Hospital Dr News

House of Commons data briefing reveals true extent of winter pressures in 2017/2018

The NHS winter pressures in England in 2017/18 were the most intense on record, according to a House of Commons Library briefing.

The briefing summarises data on demand, pressure and performance for the NHS in England this winter, and shows hospital A&E attendances increased by 1.6% compared with last winter.

22.9% of patients spent longer than 4 hours in A&E, compared with 20.7% last winter and 6.2% in 2010/11.

Furthermore, general and acute bed occupancy was 94.4%, and was over 90% for all but four days this winter. On average, 20 hospital trusts had occupancy over 99% each day.

Ideally, hospitals will run at around 85% occupancy rates.

On average there were 1,100 fewer beds available each day than last winter. But there were also 1,500 fewer beds each day lost to delayed discharges than last winter.

Dr Chaand Nagpaul, BMA council chair, said: “Doctors working on the frontline have consistently told us that this winter was worse than any they had experienced before, and these figures confirm the extent of the pressures faced by both NHS staff and patients during the toughest months of the year.”

Ambulance performance is also highlighted in the briefing. 13,445 ambulances arrived at England’s hospitals each day. One in eight ambulance handovers were delayed by more than 30 minutes over the winter, peaking at one in four on 2nd January.

3% of handovers were delayed by more than an hour over the winter, with a peak of 9% on 2nd January.

Nuffield Trust Director of Research John Appleby said: “Behind these striking figures are thousands of individual stories of patients in pain and distress, and NHS staff members working in stressful and pressured conditions.

“We know that the NHS has been pulling out all the stops to keep the health service on the straight and narrow this winter. But with staff shortages widespread and funding tight, it has been doing this with the odds stacked against it.”

Commentators make the point that NHS pressures are no longer confined to winter.

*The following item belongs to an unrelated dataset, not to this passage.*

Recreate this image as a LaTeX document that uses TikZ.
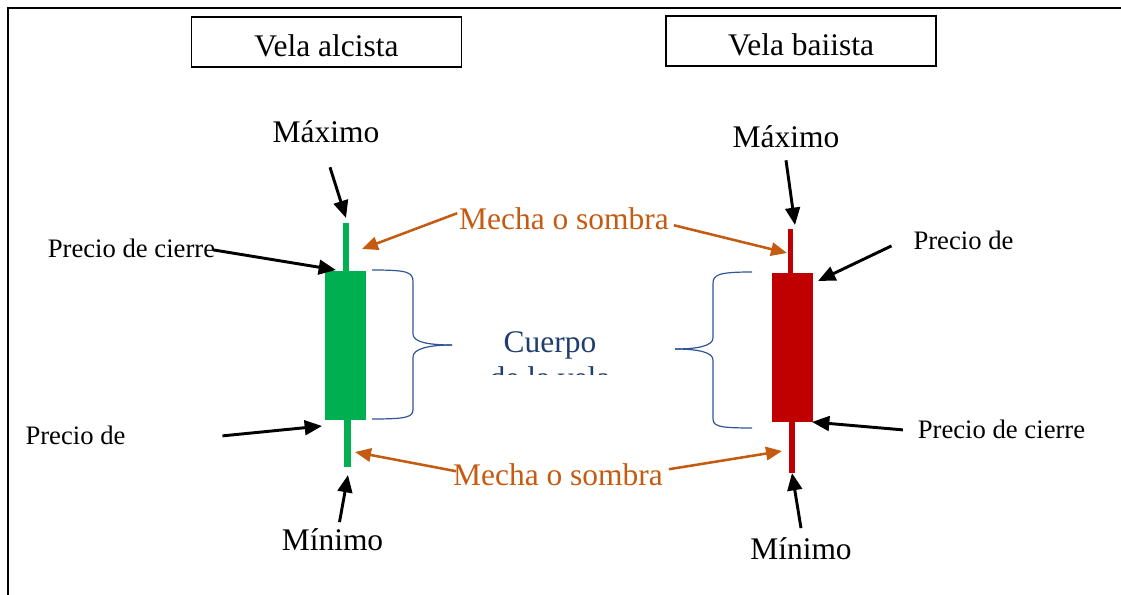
\documentclass[tikz,border=0pt]{standalone}
\usepackage{fontspec}
\setmainfont{Liberation Serif}
\usepackage{xcolor}
\usetikzlibrary{arrows.meta}

\definecolor{velaverde}{HTML}{00B050}
\definecolor{velaroja}{HTML}{C00000}
\definecolor{mecha}{HTML}{C55A11}
\definecolor{cuerpotxt}{HTML}{203D70}
\definecolor{llave}{HTML}{2F5597}

\begin{document}
\begin{tikzpicture}[x=0.75pt,y=-0.75pt]
\tikzset{every node/.style={inner sep=0pt,outer sep=0pt}}
\tikzset{grande/.style={font=\fontsize{23.6}{27}\selectfont}}
\tikzset{chico/.style={font=\fontsize{20}{24}\selectfont}}
\tikzset{titulo/.style={grande,draw,line width=0.9pt,minimum width=202.5pt,minimum height=37.5pt,text height=22.5pt,text depth=0pt}}
\tikzset{etiqueta/.style={anchor=base}}
\tikzset{flecha/.style={line width=2.2pt,-{Triangle[length=13pt,width=11pt]}}}
\tikzset{flechamecha/.style={draw=mecha,line width=1.9pt,-{Triangle[length=12pt,width=10pt]},color=mecha}}
\tikzset{llavestyle/.style={draw=llave,line width=0.9pt}}

\useasboundingbox (0,0) rectangle (1121,595);

% marco
\draw[line width=1.6pt] (8,595) -- (8,8) -- (1121,8);

% titulos
\node[titulo] (tituloA) at (326.5,42) {Vela alcista};
\node[titulo] (tituloB) at (801,41) {Vela baiista};

% velas
\fill[velaverde] (343,223) rectangle (349,271);
\fill[velaverde] (325,271) rectangle (366,420);
\fill[velaverde] (344,420) rectangle (351,467);
\fill[velaroja] (788,229) rectangle (793,273);
\fill[velaroja] (772,273) rectangle (813,422);
\fill[velaroja] (789,422) rectangle (795,473);

% puntas de flecha
\coordinate (hiA) at (346,218);
\coordinate (cierreTipA) at (336,270);
\coordinate (aperTipA) at (322,426);
\coordinate (loA) at (348,475);
\coordinate (hiB) at (795,225);
\coordinate (aperTipB) at (818,281);
\coordinate (cierreTipB) at (812,422);
\coordinate (loB) at (792,473);
\coordinate (wickTA) at (362,249);
\coordinate (wickTB) at (787,253);
\coordinate (wickBA) at (355,452);
\coordinate (wickBB) at (782,451);

% etiquetas
\node[grande,etiqueta] (maxA) at (326,143) {Máximo};
\node[grande,etiqueta] (maxB) at (786,148) {Máximo};
\node[grande,etiqueta] (minA) at (332.5,550) {Mínimo};
\node[grande,etiqueta] (minB) at (801,559) {Mínimo};
\node[chico,etiqueta] (cierreA) at (131.5,258) {Precio de cierre};
\node[chico,etiqueta] (aperA) at (75.5,444) {Precio de};
\node[chico,etiqueta] (aperB) at (963.5,250) {Precio de};
\node[chico,etiqueta] (cierreB) at (1001.5,438) {Precio de cierre};
\node[grande,etiqueta,text=mecha] (mechaT) at (564,230) {Mecha o sombra};
\node[grande,etiqueta,text=mecha] (mechaB) at (558,485) {Mecha o sombra};

\begin{scope}
\clip (440,300) rectangle (660,374);
\node[grande,etiqueta,text=cuerpotxt,align=center] (cuerpo) at (550,388) {Cuerpo\\de la vela};
\end{scope}

% llaves
\draw[llavestyle] (372,270) .. controls (408,270) and (413,272) .. (413,282) -- (413,334)
  .. controls (413,342) and (428,345) .. (452,345);
\draw[llavestyle] (452,345) .. controls (428,345) and (413,349) .. (413,357) -- (413,409)
  .. controls (413,417) and (408,419) .. (372,419);
\draw[llavestyle] (752,272) .. controls (717,272) and (713,275) .. (713,284) -- (713,338)
  .. controls (713,346) and (697,349) .. (675,349);
\draw[llavestyle] (675,349) .. controls (697,349) and (713,352) .. (713,360) -- (713,418)
  .. controls (713,426) and (717,428) .. (752,428);

% flechas negras
\draw[flecha] ([shift={(4,24)}]maxA.south) -- (hiA);
\draw[flecha] ([shift={(-2,1)}]cierreA.east) -- (cierreTipA);
\draw[flecha] ([shift={(97,1)}]aperA.east) -- (aperTipA);
\draw[flecha] ([shift={(7,-6)}]minA.north) -- (loA);
\draw[flecha] ([shift={(0,12)}]maxB.south) -- (hiB);
\draw[flecha] ([shift={(-22,5)}]aperB.west) -- (aperTipB);
\draw[flecha] ([shift={(-15,1)}]cierreB.west) -- (cierreTipB);
\draw[flecha] ([shift={(0,-9)}]minB.north) -- (loB);

% flechas de la mecha
\draw[flechamecha] ([shift={(-2,-6)}]mechaT.west) -- (wickTA);
\draw[flechamecha] ([shift={(5,6)}]mechaT.east) -- (wickTB);
\draw[flechamecha] ([shift={(3,-3)}]mechaB.west) -- (wickBA);
\draw[flechamecha] ([shift={(6,-5)}]mechaB.east) -- (wickBB);

\end{tikzpicture}
\end{document}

Nagpaul said: “Though the traditional winter period may now be over, we must be clear: this is no longer just a seasonal problem – it has become a year-round crisis.

“Our own research released earlier this week showed the health service should expect to see scenes this summer similar to those of recent winters.”

In 2016/17, further information on which NHS trusts have declared OPEL pressure alerts each day was published.

This was billed as a way to streamline reporting and “provide a common language” of pressure. However, this data has not being released to the public in 2017/18, the briefing says.